Color Calibration in the Field
How do you get all the different cameras you might use to cover an event to match? There is a trick you can use to set up a color profile for each of the cameras, and then use the corrections established there to correct for the rest of the footage from your project.
Correcting Footage
Color correction using the calibration target gives the nonlinear application a "profile" to use to color correct the rest of your footage. That's the theory, anyway; here's how it worked out in testing.
I created a 720p30 project that will handle both the 720p30 footage from the Canon and the 1080i30 footage from the Sony. We're just talking color correction here, so I simply zoomed the Sony's 1080 footage out to 100% and let a good portion of it get lost as overscan, as shown in Figure 5 (below). Also, I had neglected to set the Sony to manual focus so, while setting the cameras up, the Sony focused on the green lights of my router, and when I sat down, my face was out of focus. Again, we're talking about color matching here so, rather than reshoot everything, I just worked with it. I think the results still clearly speak for themselves.
Figure 5. The Sony 1080 footage zoomed in a 720p30 project
I sat down in this mixed-light situation without having changed the white balance setting on either camera. I rolled some footage of me just sitting there and then loaded that into the same timeline as the calibration target footage. Again, for the sake of this article, I did a splitscreen between the footage of the different cameras and, prior to color correction, you can see how different they really were (Figure 6, below).
Figure 6. My interview subject (me) in splitscreen before camera calibration
The Sony is more contrasty. The whites have green in them. The Canon looks a bit lighter overall. The manual white balance got us some 75% of the way there, but there are still critical differences here that would be very difficult to manually iron out just using your eye.
In Final Cut Pro, I can copy the color correction settings from the calibration clip and apply them to the clip of my face. I copy and paste each of the color correction settings, and, in about 5 seconds, I have transformed the uncorrected raw video to footage that looks like it would cut together quite well. Even here in a split screen side by side, the color and luminance is a near enough match that you almost can't tell where the transition line between the cameras is. If it weren't for the change of angle, and the blur on the Sony footage, I could have matched these up so it would be invisible (Figure 7, below).
Figure 7. The same splitscreen shot post-calibration
So, correcting the video footage is nothing more than copying the color correction settings from the calibration target footage from each camera, and applying it to the video footage you will be using.
Conclusion
I had this idea for some time before I sought a color calibration target to test this with. I thought it would get me close-far closer than I could come by trying to match the footage manually-but I was surprised by how well it worked, and how quickly the process came together in post.

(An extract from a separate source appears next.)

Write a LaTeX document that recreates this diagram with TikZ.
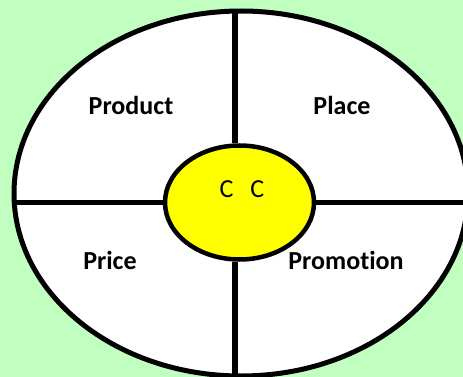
\documentclass[tikz,border=0pt]{standalone}
\usepackage{fontspec}
\setmainfont{Carlito}[Ligatures=NoCommon]
\usepackage{tikz}
\usetikzlibrary{shapes.geometric,positioning,calc}
\definecolor{mintgreen}{RGB}{192,255,192}
\definecolor{coreyellow}{RGB}{255,255,0}
\tikzset{
  ring/.style={draw,ellipse,line width=5pt,inner sep=0pt},
  wall/.style={line width=5.5pt},
  plabel/.style={font=\fontsize{26}{31}\selectfont\bfseries,anchor=base},
  ctext/.style={font=\fontsize{26}{31}\selectfont,anchor=base},
}

\begin{document}
\begin{tikzpicture}[x=1pt,y=-1pt]
  \useasboundingbox (0,0) rectangle (463,377);
  \fill[mintgreen] (0,0) rectangle (463,377);
  % outer ring and the yellow core
  \node[ring,fill=white,minimum width=454pt,minimum height=365pt] (mix) at (241,193.5) {};
  \node[ring,fill=coreyellow,line width=4.5pt,minimum width=149pt,minimum height=114pt] (core) at (239.5,202.5) {};
  \coordinate (top) at (235,11);
  \coordinate (bot) at (235,376);
  \draw[wall] (top) -- (top |- core.north);
  \draw[wall] (core.south -| bot) -- (bot);
  \draw[wall] (core.west) -- (core.west -| mix.west);
  \draw[wall] (core.east) -- (core.east -| mix.east);
  % the four parts
  \node[plabel] (product) at (131,115) {Product};
  \node[plabel] (place) at (342,115) {Place};
  \node[plabel] (price) at (110,269) {Price};
  \node[plabel] (promotion) at (346,269) {Promotion};
  \node[ctext] (cc) at (242,197) {C\hspace{17pt}C};
\end{tikzpicture}
\end{document}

I heartily recommend trying this out for yourself. It doesn't have to be this calibration target, or even one this big (you can use smaller versions in much the same way by zooming the cameras in). But you do have to follow this process, with all the cameras shooting in the same direction at the same target at the same time (especially if you're outdoors under changing light conditions, such as a partly cloudy sky). You can't do one 10 minutes after the other, when the sun has moved or gone behind a cloud, and expect the calibration to work properly.
Once each of the cameras is calibrated, you don't have to recalibrate unless the cameras need to change all their settings, such as from an outdoor location to an indoor, primarily tungsten-lit location. Then you'll have to change the white balance on the cameras, and reshoot the calibration target.
This way, you can mix footage from expensive primary cameras and much less expensive POV cameras. Understandably, a $300 digital still won't necessarily have the same polish as the prosumer or professional video camera, but this calibration process will get you close enough that, if you are fine with any visible differences in the images (say, from compression artifacts) then you can combine the footage with confidence.